I asked him if we could get a picture.  He said, “Sure,” took the camera from my hand and tried to hand it to a security guard. She politely declined.  He said, “C’mon, let’s go outside and find someone.”
As we walked outside he asked me why I was in town.  He asked me how I liked being a teacher who is conservative.  He asked me if Romney would win Florida.
I told him about the conference. I told him that I liked teaching and that my politics did not get in the way and that liberal colleagues were still nice to me.  And I told him to put Florida in the Romney column on his electoral white board.  (By the way, I saw him on TV two nights later and he had not taken my advice.)  I told him to tell Bret Baier “Hello” for me.
As he walked away, Brian Lamb walked out of the building. I stopped him and asked if we could get a picture.  He said, “Sure.”
We talked for 10 minutes or so about his retirement as CEO of the network he started.  He asked me lots of questions about NAF.  He complained about Fox’s limousines clogging the street.  We took one of those pictures with me trying to aim the camera.  It kind of worked.
Since there were two limos sitting there I stayed awhile on the longshot that Krauthammer or Coulter would happen by.  They didn’t.
When I was leaving from Reagan National Airport at the end of the week, I was in line with Florida Senator Bill Nelson.  He is the only Democrat I have ever voted for.  It was years ago when he was my congressman and a lot less liberal.

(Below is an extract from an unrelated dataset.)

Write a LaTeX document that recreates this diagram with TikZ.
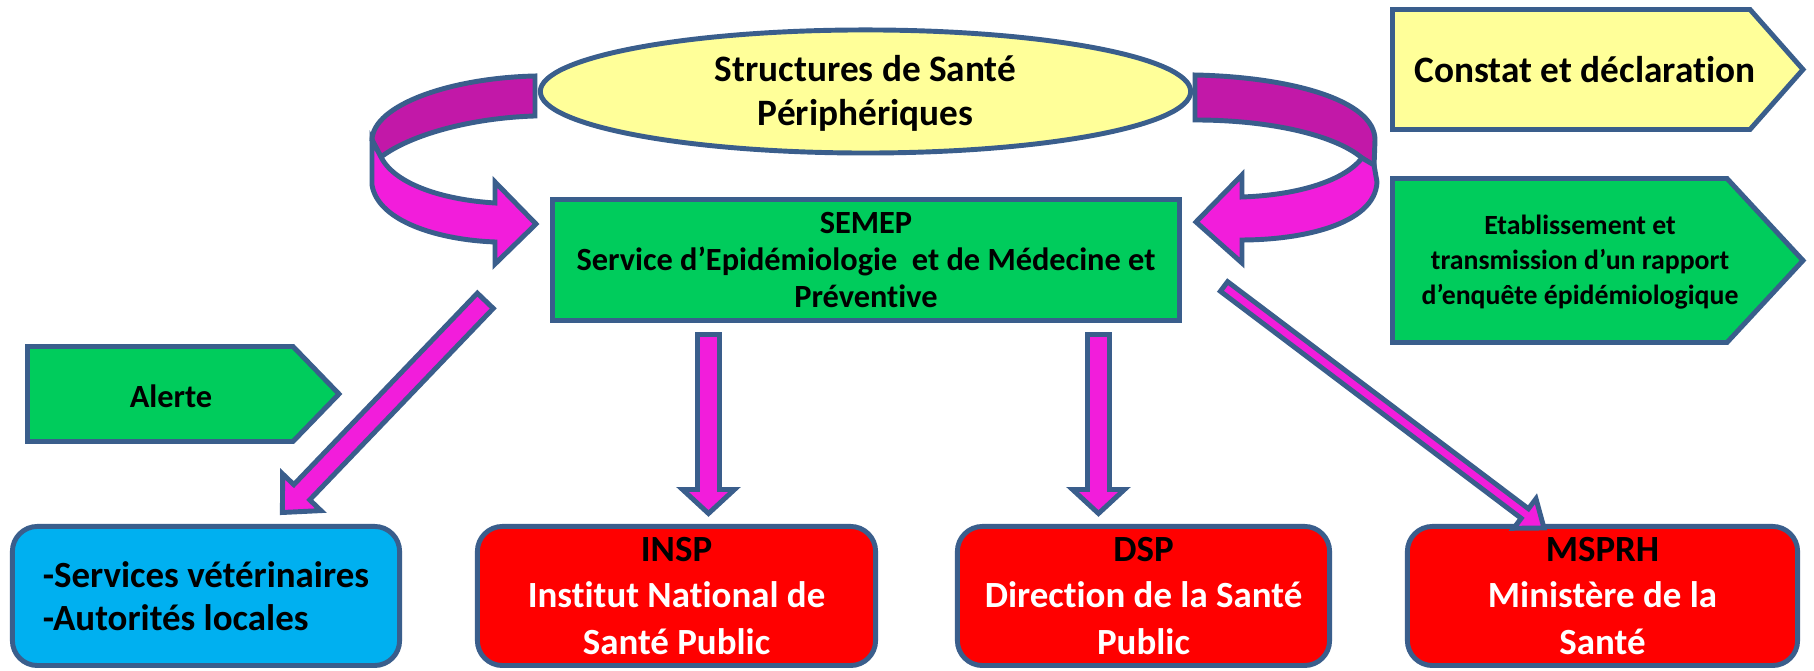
\documentclass[tikz,border=0pt]{standalone}
\usepackage{fontspec}
\setmainfont{Carlito}[Ligatures=NoCommon]
\usetikzlibrary{calc,shapes.geometric}
\definecolor{bord}{HTML}{3A5E8C}
\definecolor{lyel}{HTML}{FFFF99}
\definecolor{grn}{HTML}{00CC5C}
\definecolor{cyanb}{HTML}{00B0F0}
\definecolor{redb}{HTML}{FF0000}
\definecolor{mag}{HTML}{F21DDB}
\definecolor{darkmag}{HTML}{C218A8}
\tikzset{
  outl/.style={draw=bord, line width=1.4pt, line join=miter},
  barrow/.style={outl, fill=mag},
  ribbonback/.style={outl, fill=darkmag},
  ribbonfront/.style={outl, fill=mag},
  botbox/.style={outl, rounded corners=0.25cm, minimum height=1.39cm, inner sep=0pt, align=center},
  redbox/.style={botbox, fill=redb, text=white, font=\fontsize{10.5}{13.2}\selectfont\bfseries},
  bluebox/.style={botbox, fill=cyanb, align=left, font=\fontsize{10.5}{12.4}\selectfont\bfseries},
  bigtxt/.style={inner sep=0pt, align=center, font=\fontsize{10.6}{12.4}\selectfont\bfseries},
  semeptxt/.style={inner sep=0pt, align=center, font=\fontsize{9.2}{10.4}\selectfont\bfseries},
  smalltxt/.style={inner sep=0pt, align=center, font=\fontsize{7.9}{10}\selectfont\bfseries},
  alerttxt/.style={inner sep=0pt, font=\fontsize{9.2}{10}\selectfont\bfseries},
}
\newcommand\blockarr[5]{%
  \path ($(#2)!#5!(#1)$) coordinate (bhb);
  \draw[barrow] ($(#1)!#3!90:(#2)$) -- ($(bhb)!#3!90:(#2)$) -- ($(bhb)!#4!90:(#2)$) -- (#2)
     -- ($(bhb)!#4!-90:(#2)$) -- ($(bhb)!#3!-90:(#2)$) -- ($(#1)!#3!-90:(#2)$) -- cycle;
}
\begin{document}
\begin{tikzpicture}[x=0.01cm, y=-0.01cm]
\useasboundingbox[fill=white] (0,0) rectangle (1814,671);

% curved arrows: back parts
\draw[ribbonback] (535,76) .. controls (450,78) and (373,105) .. (372,140) -- (381,157)
   .. controls (410,135) and (470,118) .. (535,116) -- cycle;
\draw[ribbonback] (1195,75) .. controls (1290,77) and (1375,100) .. (1375,140) -- (1374,167) -- (1362,158)
   .. controls (1335,135) and (1270,120) .. (1195,120) -- cycle;

% ellipse
\node[ellipse, outl, fill=lyel, minimum width=6.5cm, minimum height=1.23cm, inner sep=0pt] (ssp) at (865.5,91.5) {};
\node[bigtxt] (ssptxt) at (865.5,93.5) {Structures de Santé\\Périphériques};

% curved arrows: front parts
\draw[ribbonfront] (372,140) -- (372,185) .. controls (378,222) and (440,240) .. (495,242) -- (495,264)
   -- (536,224) -- (495,182) -- (495,203) .. controls (445,200) and (395,185) .. (381,157) -- cycle;
\draw[ribbonfront] (1374,165) -- (1377,182) .. controls (1375,225) and (1300,240) .. (1242,240) -- (1242,263)
   -- (1196,222) -- (1242,175) -- (1242,197) .. controls (1300,195) and (1345,180) .. (1362,158) -- cycle;

% SEMEP
\node[outl, fill=grn, minimum width=6.27cm, minimum height=1.21cm, inner sep=0pt, semeptxt] (semep) at (866,260)
  {SEMEP\\Service d’Epidémiologie~ et de Médecine et\\Préventive};

% pentagon labels
\draw[outl, fill=lyel] (1392.5,9.5) -- (1750,9.5) -- (1803,69.5) -- (1750,129.5) -- (1392.5,129.5) -- cycle;
\node[bigtxt] (constat) at (1585,70) {Constat et déclaration};
\draw[outl, fill=grn] (1392.5,178.5) -- (1727,178.5) -- (1803,260.5) -- (1727,342.5) -- (1392.5,342.5) -- cycle;
\node[smalltxt] (etab) at (1580,262) {Etablissement et\\transmission d’un rapport\\d’enquête épidémiologique};
\draw[outl, fill=grn] (27.5,346.5) -- (293,346.5) -- (339,394) -- (293,441.5) -- (27.5,441.5) -- cycle;
\node[alerttxt] (alerte) at (171,396) {Alerte};

% bottom boxes
\node[bluebox, minimum width=3.87cm] (vet) at (206,596) {-Services vétérinaires\\-Autorités locales};
\node[redbox, minimum width=3.98cm] (insp) at (676.5,596) {{\color{black}INSP}\\Institut National de\\Santé Public};
\node[redbox, minimum width=3.72cm] (dsp) at (1143.5,596) {{\color{black}DSP}\\Direction de la Santé\\Public};
\node[redbox, minimum width=3.90cm] (msprh) at (1602.5,596) {{\color{black}MSPRH}\\Ministère de la\\Santé};

% straight block arrows
\coordinate (a1s) at (485.3,300.8);
\coordinate (a1e) at (282.4,512.5);
\coordinate (a2s) at (708.5,334.5);
\coordinate (a2e) at (708.5,513.5);
\coordinate (a3s) at (1098.5,334.5);
\coordinate (a3e) at (1098.5,513.5);
\coordinate (a4s) at (1224,286.5);
\coordinate (a4e) at (1544,528);
\blockarr{a1s}{a1e}{0.11cm}{0.265cm}{0.28cm}
\blockarr{a2s}{a2e}{0.11cm}{0.26cm}{0.24cm}
\blockarr{a3s}{a3e}{0.11cm}{0.26cm}{0.24cm}
\blockarr{a4s}{a4e}{0.06cm}{0.185cm}{0.24cm}
\end{tikzpicture}
\end{document}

We talked of his campaign, but mostly we talked of his high school years at old Mel High.  When I told him that a former classmate of his – my mother-in-law – had died at a young age, he seemed genuinely sad.  “Bless her heart,” he said.  I wished him well as we boarded – both heading home.
Lessons learned from these three men:
1.     Look people in the eye and engage them.
2.     Ask them questions about their lives.
3.     Let them know that their opinion is important to you.
Thanks Karl and Brian and Bill for teaching this teacher some valuable lessons on graciousness.